研究內容: In this project, a scalable data stream mining called Stream-based Holistic Analytics and Reasoning in Parallel (SHARP) is proposed. SHARP is holistic because it consists of several components and they target to improve different aspects of data mining functions such as smoothing the input data streams, reducing the feature search space, finding the optimum feature subset, optimizing parameter values for the classifiers, and allowing incremental classifiers to go ensemble by spawning different classifiers in parallel. Preliminary experiments for three individual components have been tested and demonstrated superiority over existing methods, by our previously published literature. In this project, it is planned that all the components would be fully integrated and tested as a holistic data stream mining system that can produce the best possible performance. It is anticipated that SHARP is capable of eliminating some of the key problems in Big Data especially those associated with high-dimensionality and infinite and continuous data streams.
我們的題案是關於基於數據流整體分析和並行推理(SHARP)的可擴展的數據流挖掘。所謂的整體分析包括幾個組成部分,分別用於提高不同的數據挖掘功能,例如理順數據流輸入,縮窄特徵搜索範圍,尋找最佳特徵子集,優化分類器參數,以及利用生成並行分類器實現分類器的遞增和整合。當中的三項功能已經有了最初的實驗結果,已發表的論文可以證明我們的研究結果比現有的方法優勝。我們計劃整合測試數據流挖掘系統的所有組成部分,以達至最好效果。我們期待SHARP能夠解決大數據中,特別是關於高維和無限連續數據流的幾個關鍵問題。

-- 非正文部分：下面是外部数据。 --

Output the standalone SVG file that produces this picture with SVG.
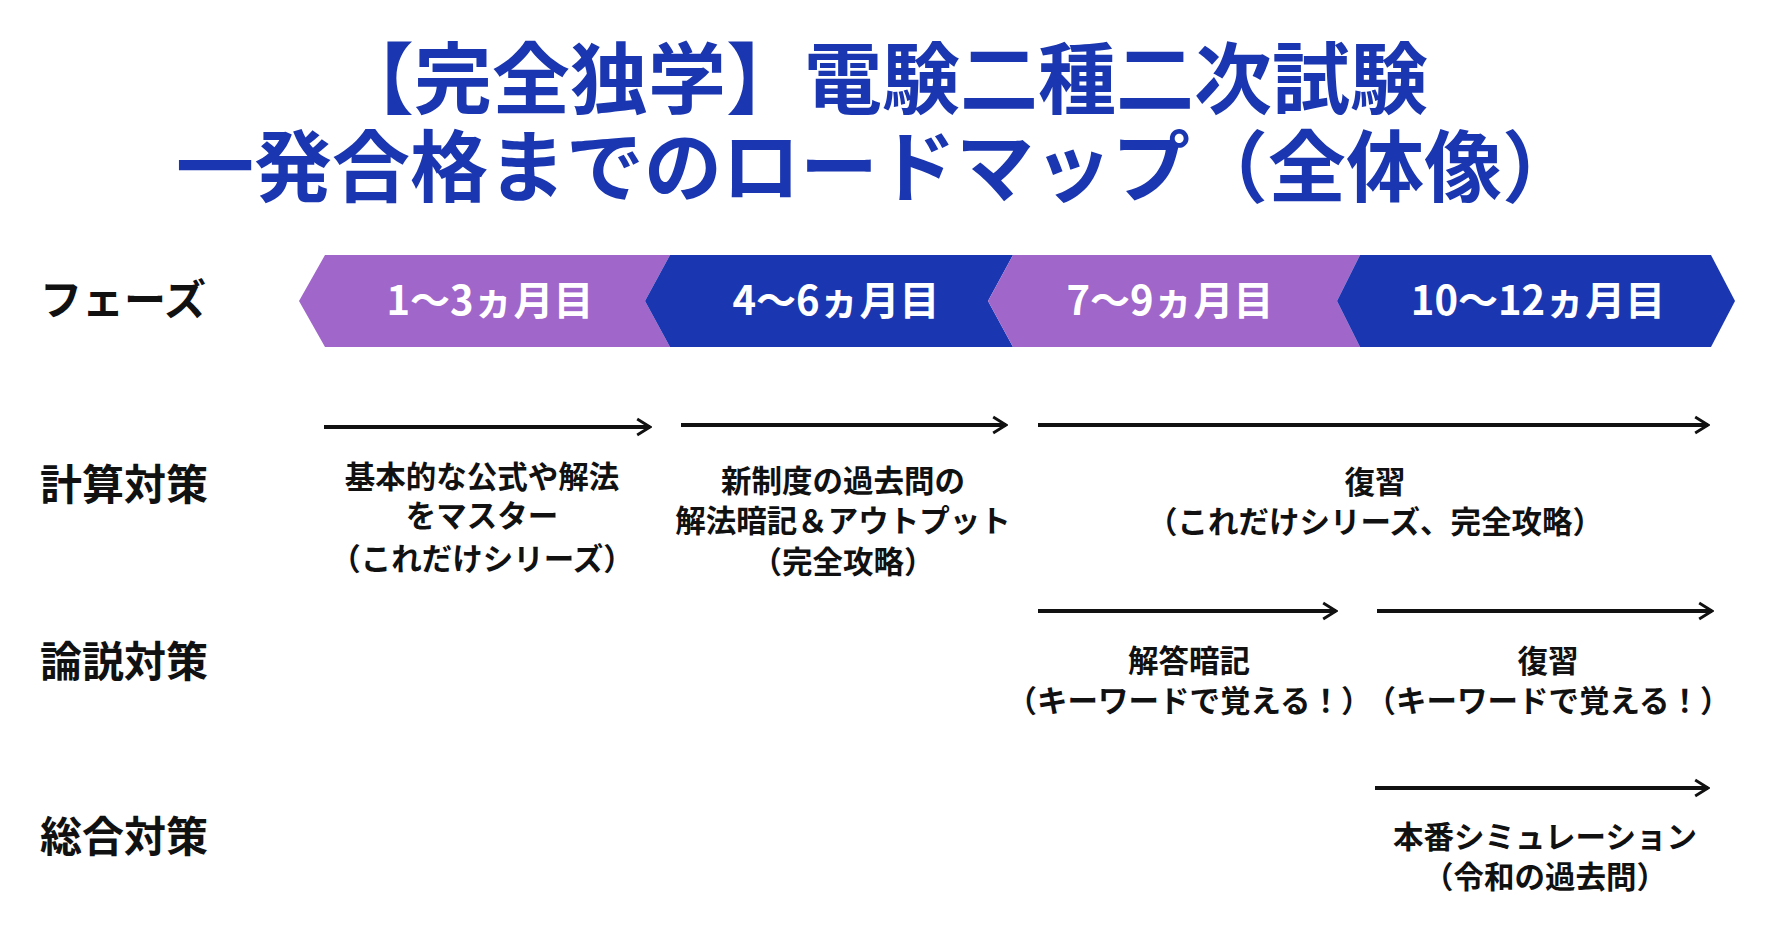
<svg xmlns="http://www.w3.org/2000/svg" width="1770" height="926" viewBox="0 0 1770 926">
<defs>
<style>
text{font-family:"Noto Sans CJK JP","Noto Sans",sans-serif;font-weight:700;}
.t{fill:#1a36b0;font-size:78px;text-anchor:middle;}
.ph{fill:#fff;font-size:40px;text-anchor:middle;}
.rl{fill:#111;font-size:42px;}
.d{fill:#111;font-size:30.5px;text-anchor:middle;}
.a{stroke:#111;stroke-width:4;fill:none;marker-end:url(#ah);}
</style>
<marker id="ah" viewBox="0 0 10 10" refX="9" refY="5" markerWidth="4" markerHeight="6" orient="auto" markerUnits="strokeWidth"><path d="M1,0 L9,5 L1,10" fill="none" stroke="#111" stroke-width="1.8"/></marker>
</defs>
<rect width="1770" height="926" fill="#fff"/>
<g id="title">
<text class="t" x="882" y="108">【完全独学】電験二種二次試験</text>
<text class="t" x="878" y="196">一発合格までのロードマップ（全体像）</text>
</g>
<g id="phases">
<polygon points="325,255 670,255 645,301 670,347 325,347 299,301" fill="#a066c9"/>
<polygon points="670,255 1013,255 988,301 1013,347 670,347 645,301" fill="#1a36b0"/>
<polygon points="1013,255 1360,255 1337,301 1360,347 1013,347 988,301" fill="#a066c9"/>
<polygon points="1360,255 1711,255 1735,301 1711,347 1360,347 1337,301" fill="#1a36b0"/>
<text class="ph" x="490" y="315">1〜3ヵ月目</text>
<text class="ph" x="836" y="315">4〜6ヵ月目</text>
<text class="ph" x="1170" y="315">7〜9ヵ月目</text>
<text class="ph" x="1538" y="315">10〜12ヵ月目</text>
</g>
<g id="labels">
<text class="rl" x="40" y="315">フェーズ</text>
<text class="rl" x="40" y="500">計算対策</text>
<text class="rl" x="40" y="677">論説対策</text>
<text class="rl" x="40" y="852">総合対策</text>
</g>
<g id="connectors">
<line class="a" x1="324" y1="427" x2="650" y2="427"/>
<line class="a" x1="681" y1="425" x2="1006" y2="425"/>
<line class="a" x1="1038" y1="425" x2="1708" y2="425"/>
<line class="a" x1="1038" y1="611" x2="1336" y2="611"/>
<line class="a" x1="1377" y1="611" x2="1712" y2="611"/>
<line class="a" x1="1375" y1="788" x2="1708" y2="788"/>
</g>
<g id="calc1"><text class="d" x="482" y="488">基本的な公式や解法</text><text class="d" x="482" y="527">をマスター</text><text class="d" x="482" y="570">（これだけシリーズ）</text></g>
<g id="calc2"><text class="d" x="843" y="492">新制度の過去問の</text><text class="d" x="843" y="532">解法暗記＆アウトプット</text><text class="d" x="843" y="573">（完全攻略）</text></g>
<g id="calc3"><text class="d" x="1375" y="493">復習</text><text class="d" x="1375" y="533">（これだけシリーズ、完全攻略）</text></g>
<g id="ron1"><text class="d" x="1189" y="672">解答暗記</text><text class="d" x="1189" y="712">（キーワードで覚える！）</text></g>
<g id="ron2"><text class="d" x="1548" y="672">復習</text><text class="d" x="1548" y="712">（キーワードで覚える！）</text></g>
<g id="sogo"><text class="d" x="1545" y="848">本番シミュレーション</text><text class="d" x="1545" y="888">（令和の過去問）</text></g>
</svg>
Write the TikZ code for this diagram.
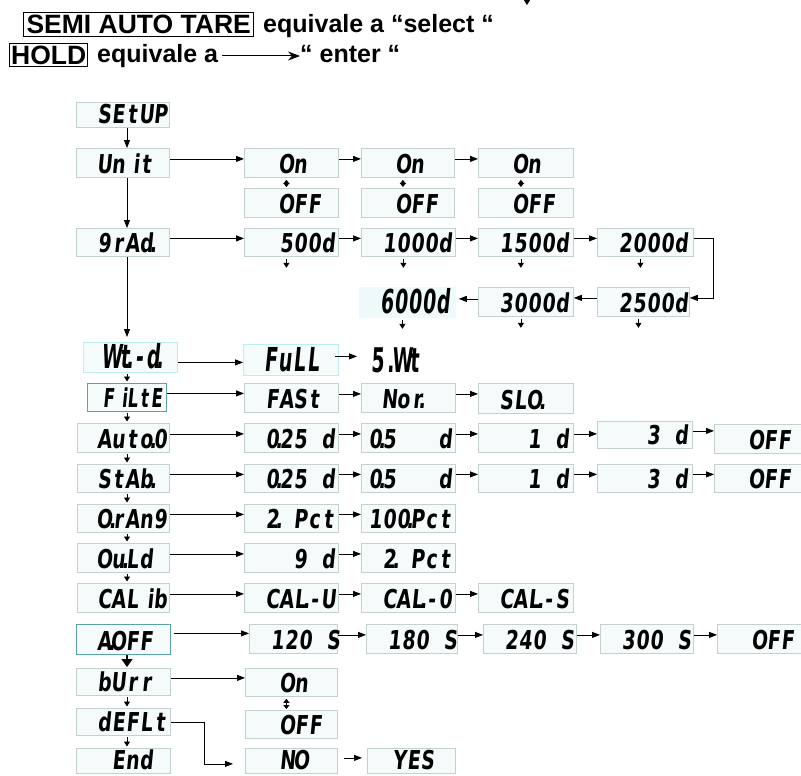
\documentclass[tikz,border=0pt]{standalone}
\usepackage{fontspec}
\usetikzlibrary{arrows.meta}
\newfontfamily\hdrf{Liberation Sans}
\newfontfamily\lcdf[FakeSlant=0.1,FakeStretch=0.72]{DejaVu Sans}
\newfontfamily\lcdt[FakeSlant=0.1,FakeStretch=0.57]{DejaVu Sans}
\newfontfamily\lcdn[FakeSlant=0.1,FakeStretch=0.63]{DejaVu Sans}
\newfontfamily\lcdw[FakeSlant=0.05,FakeStretch=0.55]{DejaVu Sans}
\newlength\cellw
\setlength\cellw{14pt}
\newcommand\sk{\hphantom{0}}
\newcommand\dz{\makebox[0pt][c]{.}}
\newcommand\ri[1]{\hspace{4pt}#1\hspace{-4pt}}
\newcommand\cells[1]{\cellsi#1\relax}
\def\cellsi#1{\ifx\relax#1\else\makebox[\cellw][c]{#1}\expandafter\cellsi\fi}
\definecolor{lcdfill}{HTML}{F5FBFB}
\definecolor{lcdline}{HTML}{C6D0D0}
\definecolor{tealb}{HTML}{5AA3A3}
\definecolor{cyanb}{HTML}{BDEEEE}
\definecolor{cyanf}{HTML}{EEF9F9}
\newcommand\LB[8][]{\node[lcd,#1] (#2) at (#3,#4) {\makebox[#5pt][l]{\rule[-4pt]{0pt}{#6pt}\hspace{#7pt}\cells{#8}}};}
\tikzset{
  lcd/.style={draw=lcdline, fill=lcdfill, line width=0.8pt, inner sep=0pt, anchor=north west,
    font=\lcdf\bfseries\fontsize{26}{26}\selectfont\setlength\cellw{14pt}},
  tall/.style={font=\lcdt\bfseries\fontsize{33}{33}\selectfont\setlength\cellw{14pt}},
  narrow/.style={font=\lcdn\bfseries\fontsize{26}{26}\selectfont\setlength\cellw{12pt}},
  wtbig/.style={inner sep=0pt, anchor=base west, font=\lcdw\bfseries\fontsize{34}{34}\selectfont\setlength\cellw{12.3pt}},
  arr/.style={line width=0.8pt, -{Triangle[length=8pt,width=6pt]}},
  sarr/.style={line width=0.8pt, -{Triangle[length=5pt,width=6pt]}},
  darr/.style={line width=0.8pt, {Triangle[length=4pt,width=6pt]}-{Triangle[length=4pt,width=6pt]}},
  barr/.style={line width=1.6pt, -{Triangle[length=8pt,width=11pt]}},
  harr/.style={line width=1pt, -{Stealth[length=12pt,width=9pt]}},
  hbox/.style={draw, line width=1.4pt, inner sep=0pt, anchor=north west, font=\hdrf\bfseries\fontsize{26.5}{26.5}\selectfont},
  htxt/.style={inner sep=0pt, anchor=base west, font=\hdrf\bfseries\fontsize{25}{25}\selectfont},
}
\newcommand\hc[2]{\draw[arr] ([yshift=4pt]#1.east) -- ([yshift=4pt]#1.east -| #2.west);}
\begin{document}
\begin{tikzpicture}[x=1pt,y=-1pt]
\useasboundingbox (0,0) rectangle (801,776);
\fill[white] (0,0) rectangle (801,776);
% header
\node[hbox, minimum width=230pt, minimum height=24pt] (sat) at (23,12) {SEMI AUTO TARE};
\node[htxt] (eq1) at (263,33) {equivale a “select “};
\node[hbox, minimum width=78pt, minimum height=23pt] (hold) at (9,43) {HOLD};
\node[htxt] (eq2) at (97,63) {equivale a};
\node[htxt] (ent) at (300,63) {“ enter “};
\draw[harr] ([shift={(4pt,7pt)}]eq2.base east) -- ([yshift=7pt]eq2.base east -| ent.west);
\coordinate (tA) at (527,-8);
\coordinate (tB) at (527,5);
\draw[sarr] (tA) -- (tB);
% left column
\LB{setup}{76}{102}{93}{25}{7}{\sk SEtUP}
\LB{unit}{76}{148}{93}{29}{7}{\sk Un{\ri{i}}t}
\LB{grad}{76}{228}{93}{28}{7}{\sk9rA{d\dz}}
\LB[tall,draw=cyanb]{wtd}{83}{342}{94}{30}{7}{\sk W{t\dz}-{d\dz}}
\LB[narrow,draw=tealb]{filte}{87}{383}{79}{28}{15}{F{\ri{i}}LtE}
\LB{auto}{77}{423}{92}{29}{6}{\sk Aut{o\dz}0}
\LB{stab}{77}{464}{92}{28}{6}{\sk StA{b\dz}}
\LB{orang}{77}{504}{92}{28}{6}{\sk{O\dz}rAn9}
\LB{ould}{77}{543}{92}{29}{6}{\sk O{u\dz}Ld}
\LB{calib}{77}{583}{92}{29}{6}{\sk CAL{\ri{i}}b}
\LB[draw=tealb]{aoff}{76}{624}{94}{30}{7}{\sk{A\dz}OFF}
\LB{burr}{76}{668}{94}{27}{7}{\sk bUrr}
\LB{deflt}{76}{708}{94}{27}{7}{\sk dEFLt}
\LB{end}{76}{748}{94}{25}{7}{\sk\sk End}
% unit row
\LB{uon1}{244}{148}{94}{29}{7}{\sk\sk On}
\LB{uon2}{361}{148}{93}{29}{7}{\sk\sk On}
\LB{uon3}{478}{148}{95}{29}{7}{\sk\sk On}
\LB{uoff1}{244}{188}{94}{29}{7}{\sk\sk OFF}
\LB{uoff2}{361}{188}{93}{29}{7}{\sk\sk OFF}
\LB{uoff3}{478}{188}{95}{29}{7}{\sk\sk OFF}
% grad rows
\LB{g500}{244}{228}{94}{28}{7}{\sk\sk500d}
\LB{g1000}{361}{228}{94}{28}{7}{\sk1000d}
\LB{g1500}{478}{228}{95}{28}{7}{\sk1500d}
\LB{g2000}{597}{228}{96}{28}{7}{\sk2000d}
\LB{g2500}{597}{287}{92}{29}{7}{\sk2500d}
\LB{g3000}{478}{287}{95}{29}{7}{\sk3000d}
\LB[tall,fill=cyanf,draw=cyanf]{g6000}{359}{287}{96}{30}{7}{\sk6000d}
% wt row
\LB[tall,draw=cyanb]{full}{243}{344}{95}{31}{7}{\sk FuLL}
\node[wtbig] (wt5) at (372,372) {\cells{5.Wt}};
% filter row
\LB{fast}{244}{383}{94}{29}{7}{\sk FASt}
\LB{nor}{361}{383}{94}{29}{7}{\sk No{r\dz}}
\LB{slo}{478}{383}{95}{30}{7}{\sk SL{O\dz}}
% auto row
\LB{a025}{244}{423}{94}{29}{7}{\sk{0\dz}25\sk d}
\LB{a05}{361}{423}{94}{29}{7}{{0\dz}5\sk\sk\sk d}
\LB{a1}{478}{423}{95}{29}{7}{\sk\sk\sk1\sk d}
\LB{a3}{597}{421}{95}{27}{7}{\sk\sk\sk3\sk d}
\LB{aof}{714}{424}{94}{29}{7}{\sk\sk OFF}
% stab row
\LB{s025}{244}{464}{94}{28}{7}{\sk{0\dz}25\sk d}
\LB{s05}{361}{464}{94}{28}{7}{{0\dz}5\sk\sk\sk d}
\LB{s1}{478}{464}{95}{28}{7}{\sk\sk\sk1\sk d}
\LB{s3}{597}{464}{95}{28}{7}{\sk\sk\sk3\sk d}
\LB{sof}{714}{464}{94}{28}{7}{\sk\sk OFF}
% range row
\LB{r2}{244}{504}{94}{28}{7}{\sk{2\dz}\sk Pct}
\LB{r100}{361}{504}{94}{28}{7}{10{0\dz}Pct}
% ould row
\LB{o9}{244}{543}{94}{29}{7}{\sk\sk\sk9\sk d}
\LB{o2}{361}{543}{94}{29}{7}{\sk{2\dz}\sk Pct}
% calib row
\LB{cu}{244}{583}{94}{29}{7}{\sk CA{L\dz}-U}
\LB{cz}{361}{583}{94}{29}{7}{\sk CA{L\dz}-0}
\LB{cs}{478}{583}{95}{29}{7}{\sk CA{L\dz}-S}
% aoff row
\LB{t120}{249}{624}{88}{29}{7}{\sk120\sk S}
\LB{t180}{366}{624}{91}{29}{7}{\sk180\sk S}
\LB{t240}{483}{624}{93}{29}{7}{\sk240\sk S}
\LB{t300}{600}{624}{93}{29}{7}{\sk300\sk S}
\LB{tof}{717}{624}{92}{29}{7}{\sk\sk OFF}
% burr / default
\LB{bon}{245}{668}{92}{28}{7}{\sk\sk On}
\LB{boff}{245}{710}{92}{28}{7}{\sk\sk OFF}
\LB{no}{245}{748}{92}{25}{7}{\sk\sk NO}
\LB{yes}{367}{748}{88}{25}{11}{\sk YES}
% spine
\coordinate (sp) at (127,0);
\draw[arr] (sp |- setup.south) -- (sp |- unit.north);
\draw[arr] (sp |- unit.south) -- (sp |- grad.north);
\draw[arr, shorten >=5pt] (sp |- grad.south) -- (sp |- wtd.north);
\foreach \a/\b in {wtd/filte, filte/auto, auto/stab, stab/orang, orang/ould, ould/calib, burr/deflt, deflt/end}
  \draw[sarr, shorten <=1pt, shorten >=1.5pt] (sp |- \a.south) -- (sp |- \b.north);
\draw[barr, shorten >=1pt] (sp |- aoff.south) -- (sp |- burr.north);
% horizontal arrows
\hc{unit}{uon1}\hc{uon1}{uon2}\hc{uon2}{uon3}
\hc{grad}{g500}\hc{g500}{g1000}\hc{g1000}{g1500}\hc{g1500}{g2000}
\draw[arr] ([yshift=4pt]g2000.east) -- ++(20,0) |- ([yshift=4pt]g2500.east);
\draw[arr] ([yshift=4pt]g2500.west) -- ([yshift=4pt]g2500.west -| g3000.east);
\draw[arr, shorten >=3pt] ([yshift=3pt]g3000.west) -- ([yshift=3pt]g3000.west -| g6000.east);
\draw[arr] ([yshift=-5pt]wtd.east) -- ([yshift=-5pt]wtd.east -| full.west);
\draw[arr, shorten <=-4pt, shorten >=15pt] ([yshift=3.5pt]full.east) -- ([yshift=3.5pt]full.east -| wt5.west);
\hc{filte}{fast}\hc{fast}{nor}\hc{nor}{slo}
\hc{auto}{a025}\hc{a025}{a05}\hc{a05}{a1}\hc{a1}{a3}\hc{a3}{aof}
\hc{stab}{s025}\hc{s025}{s05}\hc{s05}{s1}\hc{s1}{s3}\hc{s3}{sof}
\hc{orang}{r2}\hc{r2}{r100}
\hc{ould}{o9}\hc{o9}{o2}
\hc{calib}{cu}\hc{cu}{cz}\hc{cz}{cs}
\draw[arr, shorten <=3pt] ([yshift=6pt]aoff.east) -- ([yshift=6pt]aoff.east -| t120.west);
\hc{t120}{t180}\hc{t180}{t240}\hc{t240}{t300}\hc{t300}{tof}
\hc{burr}{bon}
\draw[arr] (deflt.east) -- ++(34,0) |- ([shift={(-12pt,-3pt)}]no.west);
\draw[arr, shorten <=6pt, shorten >=5pt] ([yshift=3pt]no.east) -- ([yshift=3pt]no.east -| yes.west);
% double arrows
\foreach \a/\b in {uon1/uoff1, uon2/uoff2, uon3/uoff3, bon/boff}
  \draw[darr, shorten <=2pt, shorten >=1pt] ([xshift=-5pt]\a.south) -- ([xshift=-5pt]\b.north);
% small down arrows
\foreach \a in {g500, g1000, g1500, g2000, g2500, g3000, g6000}
  \draw[sarr] ([shift={(-5pt,-2pt)}]\a.south) -- ++(0,9);
\end{tikzpicture}
\end{document}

預期研究成果或擬解決問題: The end result is anticipated to generate a new breed of data stream mining system, which is holistic by design as it embraces: incremental feature selection, parameters optimization, ensemble bagging, and factors analysis/understanding, all for achieving the best possible data mining performance. In particular, this data stream mining system is intended to solve at least 2 Big Data problems, namely high-data-dimensionality, and potentially infinite amount in volume.
我們期待建立一種新的具整體性的數據流挖掘系統,功能包括可遞增的特徵選擇,參數優化,集成學習,以及因素分析理解,全部用於達至最好的數據挖掘性能。更重要的是,這樣的數據流挖掘系統將至少解決高維和潛在無限數據量這兩個大數據的問題。